Source code of charts:
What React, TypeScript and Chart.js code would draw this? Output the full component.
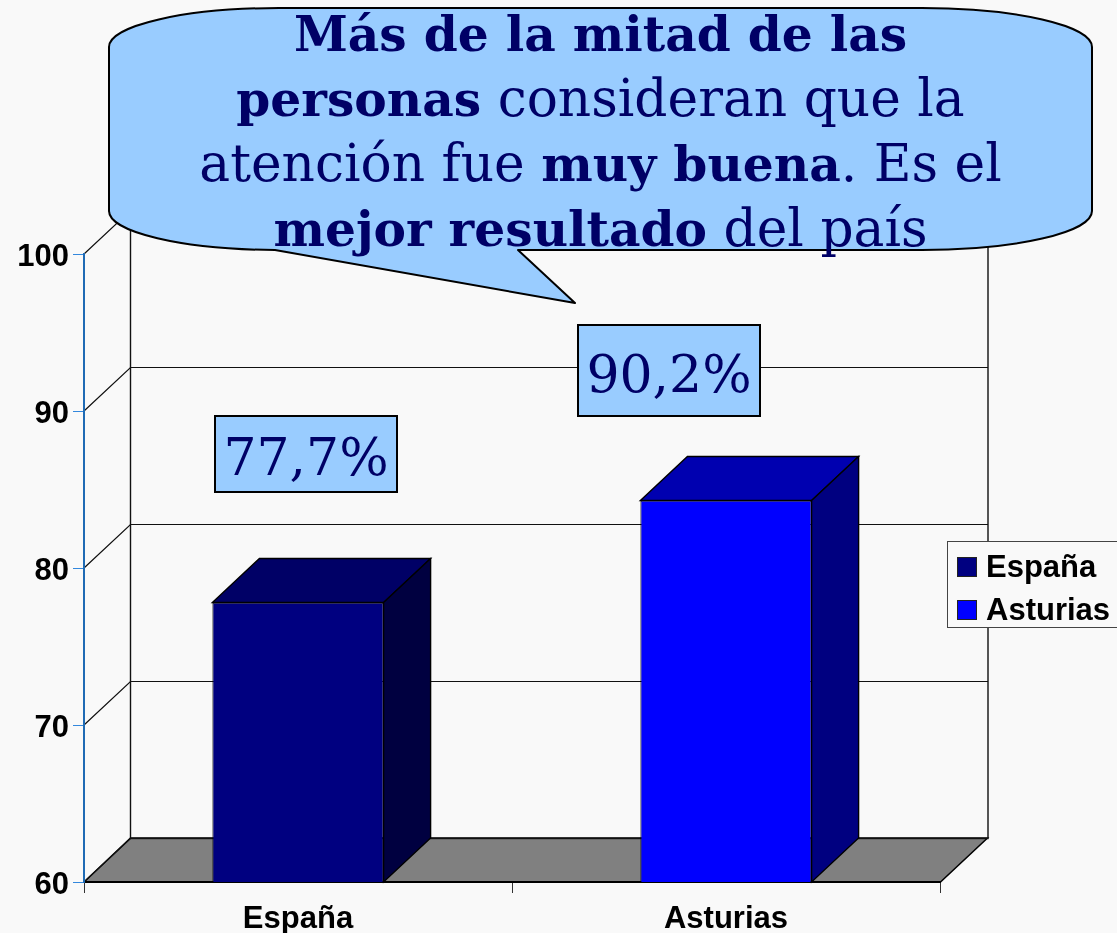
import React, { useEffect, useRef } from "react";
import { Chart, registerables } from "chart.js";

Chart.register(...registerables);

const categories = ["España", "Asturias"];
const espanaValues = [77.8, null];
const asturiasValues = [null, 84.3];
const seriesNames = ["España", "Asturias"];
const yTicks = [60, 70, 80, 90, 100];
const frontColors = ["#000080", "#0000FF"];
const topColors = ["#000066", "#0000B0"];
const sideColors = ["#000040", "#000080"];

const BG = "#F9F9F9";
const NAVY = "#000066";
const CALLOUT = "#99CCFF";
const SANS = '"Liberation Sans", Arial, sans-serif';
const SERIF = '"DejaVu Serif", serif';
const DX = 47;
const DY = 44;

const threeD = {
  id: "threeD",
  beforeDraw(chart: any) {
    const { ctx, chartArea: a, scales } = chart;
    const y = scales.y;
    ctx.save();
    ctx.fillStyle = BG;
    ctx.fillRect(0, 0, chart.width, chart.height);
    // floor
    ctx.fillStyle = "#808080";
    ctx.strokeStyle = "#000";
    ctx.lineWidth = 1.5;
    ctx.beginPath();
    ctx.moveTo(a.left, a.bottom);
    ctx.lineTo(a.left + DX - 0.5, a.bottom - DY);
    ctx.lineTo(a.right + DX + 0.5, a.bottom - DY);
    ctx.lineTo(a.right + 0.5, a.bottom);
    ctx.closePath();
    ctx.fill();
    ctx.stroke();
    // back wall
    ctx.lineWidth = 1.4;
    ctx.strokeStyle = "#111";
    ctx.strokeRect(a.left + DX - 0.5, a.top - DY + 0.5, a.right - a.left + 1.5, a.bottom - a.top);
    yTicks.forEach((t) => {
      const py = Math.round(y.getPixelForValue(t));
      ctx.lineWidth = 1.2;
      ctx.beginPath();
      ctx.moveTo(a.left, py);
      ctx.lineTo(a.left + DX - 0.5, py - DY + 0.5);
      ctx.lineTo(a.right + DX + 1, py - DY + 0.5);
      ctx.stroke();
    });
    ctx.restore();
  },
  afterDatasetsDraw(chart: any) {
    const { ctx, scales } = chart;
    const base = scales.y.getPixelForValue(scales.y.min);
    ctx.save();
    ctx.strokeStyle = "#000";
    ctx.lineWidth = 1.4;
    chart.data.datasets.forEach((_: any, di: number) => {
      chart.getDatasetMeta(di).data.forEach((bar: any, i: number) => {
        const v = chart.data.datasets[di].data[i];
        if (v == null) return;
        const { x, y, width } = bar.getProps(["x", "y", "width"], true);
        const l = x - width / 2;
        const r = x + width / 2;
        ctx.fillStyle = topColors[di];
        ctx.beginPath();
        ctx.moveTo(l, y);
        ctx.lineTo(l + DX, y - DY);
        ctx.lineTo(r + DX, y - DY);
        ctx.lineTo(r, y);
        ctx.closePath();
        ctx.fill();
        ctx.stroke();
        ctx.fillStyle = sideColors[di];
        ctx.beginPath();
        ctx.moveTo(r, y);
        ctx.lineTo(r + DX, y - DY);
        ctx.lineTo(r + DX, base - DY);
        ctx.lineTo(r, base);
        ctx.closePath();
        ctx.fill();
        ctx.stroke();
      });
    });
    ctx.restore();
  },
};

const nudgeLabels = (s: any) => {
  if (s.__nudged) return;
  s.__nudged = true;
  const orig = s._computeLabelItems;
  s._computeLabelItems = function (area: any) {
    const items = orig.call(this, area);
    items.forEach((it: any) => { it.textOffset += 3; });
    return items;
  };
};

const abs = (s: React.CSSProperties): React.CSSProperties => ({ position: "absolute", ...s });

function ValueBox({ left, top, w, h, text }: { left: number; top: number; w: number; h: number; text: string }) {
  return (
    <div
      style={abs({
        left,
        top,
        width: w,
        height: h,
        boxSizing: "border-box",
        background: CALLOUT,
        border: "2px solid #000",
        color: NAVY,
        fontFamily: SERIF,
        fontSize: 52,
        paddingTop: 6,
        display: "flex",
        alignItems: "center",
        justifyContent: "center",
        whiteSpace: "nowrap",
      })}
    >
      {text}
    </div>
  );
}

const boldStyle: React.CSSProperties = { fontWeight: "bold", fontSize: 48.7 };

export default function App() {
  const ref = useRef<HTMLCanvasElement>(null);
  useEffect(() => {
    const chart = new Chart(ref.current as HTMLCanvasElement, {
      type: "bar",
      data: {
        labels: categories,
        datasets: [
          { label: seriesNames[0], data: espanaValues, backgroundColor: frontColors[0], borderColor: "#000", borderWidth: 1, grouped: false, barPercentage: 0.4, categoryPercentage: 1 },
          { label: seriesNames[1], data: asturiasValues, backgroundColor: frontColors[1], borderColor: "#000", borderWidth: 1, grouped: false, barPercentage: 0.4, categoryPercentage: 1 },
        ] as any,
      },
      options: {
        animation: false,
        responsive: false,
        layout: { padding: { left: 0, right: 177, top: 254, bottom: 0 } },
        plugins: { legend: { display: false }, tooltip: { enabled: false } },
        scales: {
          x: {
            afterFit: (s: any) => { s.height = 51; },
            grid: { drawOnChartArea: false, drawTicks: true, tickLength: 11, tickColor: "#333" },
            border: { color: "#000", width: 2 },
            ticks: { color: "#000", padding: 8, maxRotation: 0, font: { family: SANS, size: 31, weight: "bold" } },
          },
          y: {
            min: 60,
            max: 100,
            afterFit: (s: any) => { s.width = 84; nudgeLabels(s); },
            afterBuildTicks: (s: any) => { s.ticks = yTicks.map((value) => ({ value })); },
            grid: { drawOnChartArea: false, drawTicks: true, tickLength: 11, tickColor: "#3388DD" },
            border: { color: "#1F6BB5", width: 2 },
            ticks: { color: "#000", padding: 4, font: { family: SANS, size: 31, weight: "bold" } },
          },
        },
      } as any,
      plugins: [threeD],
    });
    return () => chart.destroy();
  }, []);

  return (
    <div style={abs({ left: 0, top: 0, width: 1117, height: 933, overflow: "hidden", background: BG })}>
      <canvas ref={ref} width={1117} height={933} style={abs({ left: 0, top: 0 })} />

      <svg width={1117} height={933} style={abs({ left: 0, top: 0 })}>
        <path
          d="M109 47 A170 39 0 0 1 279 8 L922 8 A170 39 0 0 1 1092 47 L1092 211 A170 39 0 0 1 922 250 L518 250 L575 303 L275 250 A170 39 0 0 1 109 211 Z"
          fill={CALLOUT}
          stroke="#000"
          strokeWidth={2}
          strokeLinejoin="round"
        />
      </svg>

      <div
        style={abs({
          left: 109,
          top: 1,
          width: 983,
          textAlign: "center",
          color: NAVY,
          fontFamily: SERIF,
          fontSize: 51.8,
          lineHeight: "64px",
          whiteSpace: "nowrap",
        })}
      >
        <div><span style={boldStyle}>Más de la mitad de las</span></div>
        <div><span style={boldStyle}>personas</span> consideran que la</div>
        <div>atención fue <span style={boldStyle}>muy buena</span>. Es el</div>
        <div><span style={boldStyle}>mejor resultado</span> del país</div>
      </div>

      <ValueBox left={214} top={415} w={184} h={78} text="77,7%" />
      <ValueBox left={577} top={324} w={184} h={93} text="90,2%" />

      <div
        style={abs({
          left: 947,
          top: 541,
          width: 180,
          height: 87,
          boxSizing: "border-box",
          background: BG,
          border: "1.5px solid #444",
        })}
      />
      {seriesNames.map((name, i) => (
        <React.Fragment key={name}>
          <div
            style={abs({
              left: 957,
              top: 557 + i * 43,
              width: 20,
              height: 20,
              boxSizing: "border-box",
              background: frontColors[i],
              border: "1px solid #222",
            })}
          />
          <div
            style={abs({
              left: 986,
              top: 549 + i * 43,
              fontFamily: SANS,
              fontWeight: "bold",
              fontSize: 31,
              lineHeight: "36px",
              color: "#000",
              whiteSpace: "nowrap",
            })}
          >
            {name}
          </div>
        </React.Fragment>
      ))}
    </div>
  );
}
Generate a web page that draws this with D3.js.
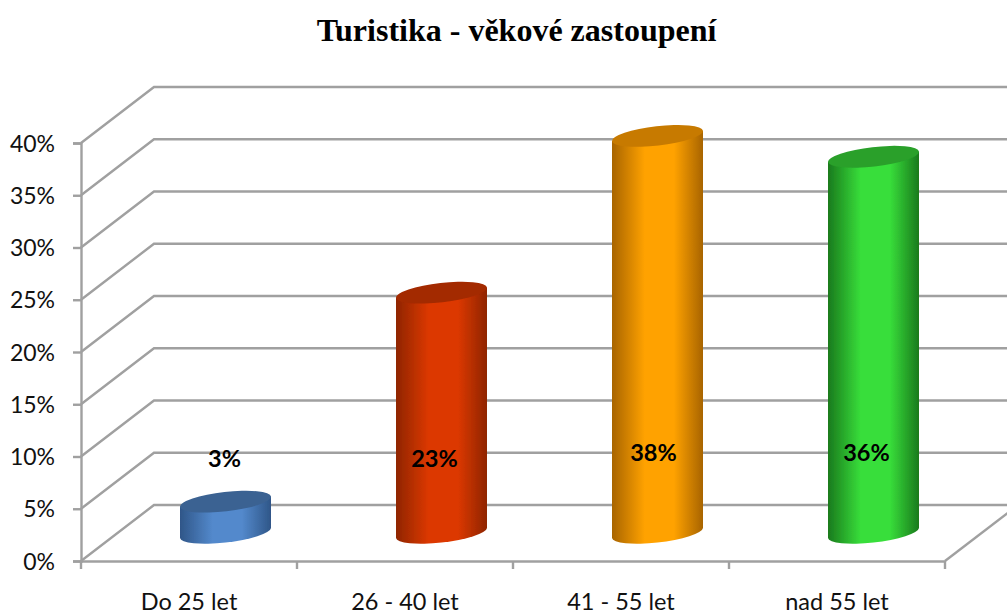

**What the task asks**
Repeat the records above exactly, from the first line through the line containing "Chart.register(...registerables);", and leave out the pictures.

**Answer to the problem**
What React, TypeScript and Chart.js code would draw this? Output the full component.
import React, { useEffect, useRef } from "react";
import { Chart, registerables } from "chart.js";

Chart.register(...registerables);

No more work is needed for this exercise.